The Panamanian National Council on Foreign Relations "Consejo Nacional de Relaciones Exteriores" or CONAREX is a consultation body of the Minister of Foreign Affairs.

The council was created under the Law 28 of 1999 under the government of Ricardo Martinelli of Panama. The members serve pro bono and are appointed by the Executive and convenes tri-annually, or "when is convened extraordinarily". The first council was installed November 19, 2009, when Vice President Juan Carlos Varela, served as foreign minister. 

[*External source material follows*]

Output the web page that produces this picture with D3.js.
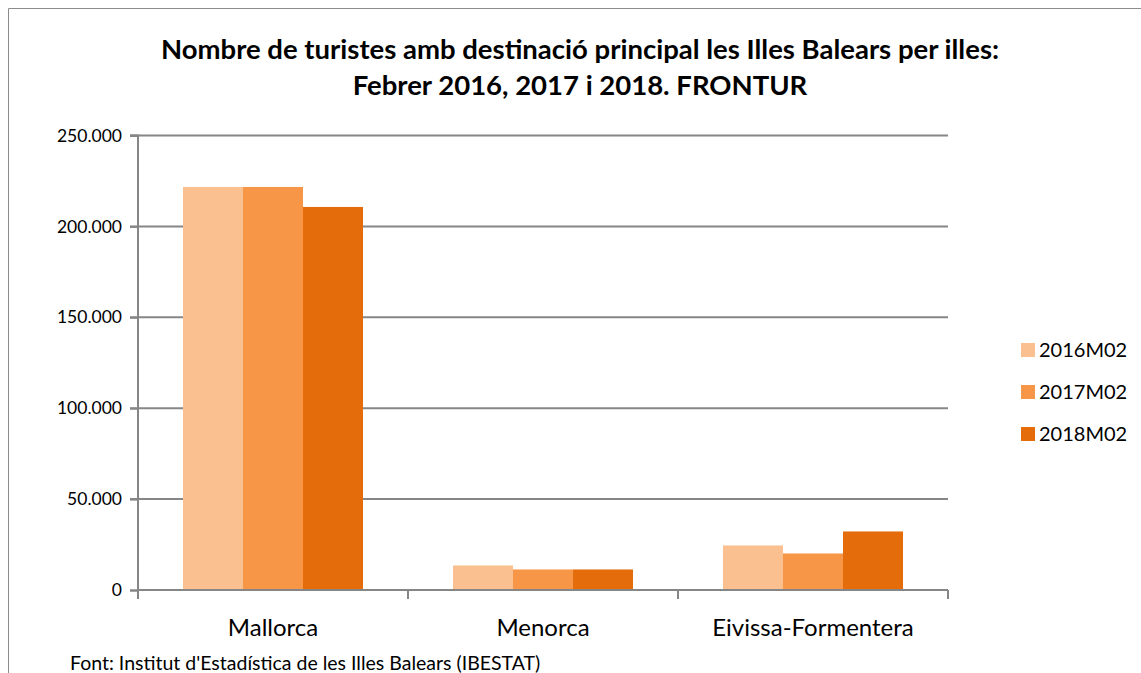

Foreign Minister Nunez Fabrega said one of the members resigned in 2013 due to the North Korea Ship Seizure but would not name them.

1999- Members
 Rafael E. Bárcenas Perez

2009-2014 Members
 José Miguel Alemán Healy
 Víctor S. Azrak
 Rafael E. Bárcenas Perez
 Navin Bhakta
 Alejandro Blanco
 Aníbal Galindo Navarro
 Emanuel González-Revilla Jurado
 William Liberman (Guillermo)
 Guido J. Martinelli Endara 
 Jurgen Mossack
 Stanley Alberto Motta Cunningham
 Janet Poll Sarlabous
 Nicholas Psychoyos Tagaropulos
 Isabel St. Malo de Alvarado
 Taher Yaafar Chahine
Secretary : Tomás A. Guardia

2014-2016 Members
 Alejandro Blanco
 Alberto Alemán Zubieta
 Alexandra Castro
 Álvaro Tomas
 Anabella de Rubinoff
 Emanuel González Revilla Jurado
 Irene Perurena
 Isaac Btesh
 Janet Poll Sarlabous
 Marcel Salamín
 Joseph E. Harari
 José Miguel Alemán
 Ramón Morales
 Ricardo Alberto Arias
 Sabrina Bacal
 Stanley Motta
 Taher Yaafar

Notable members

Jürgen Mossack served the council from 2009 to 2014. On April 7th, 2016 it was announced that he was resigning after the Panama Papers leak.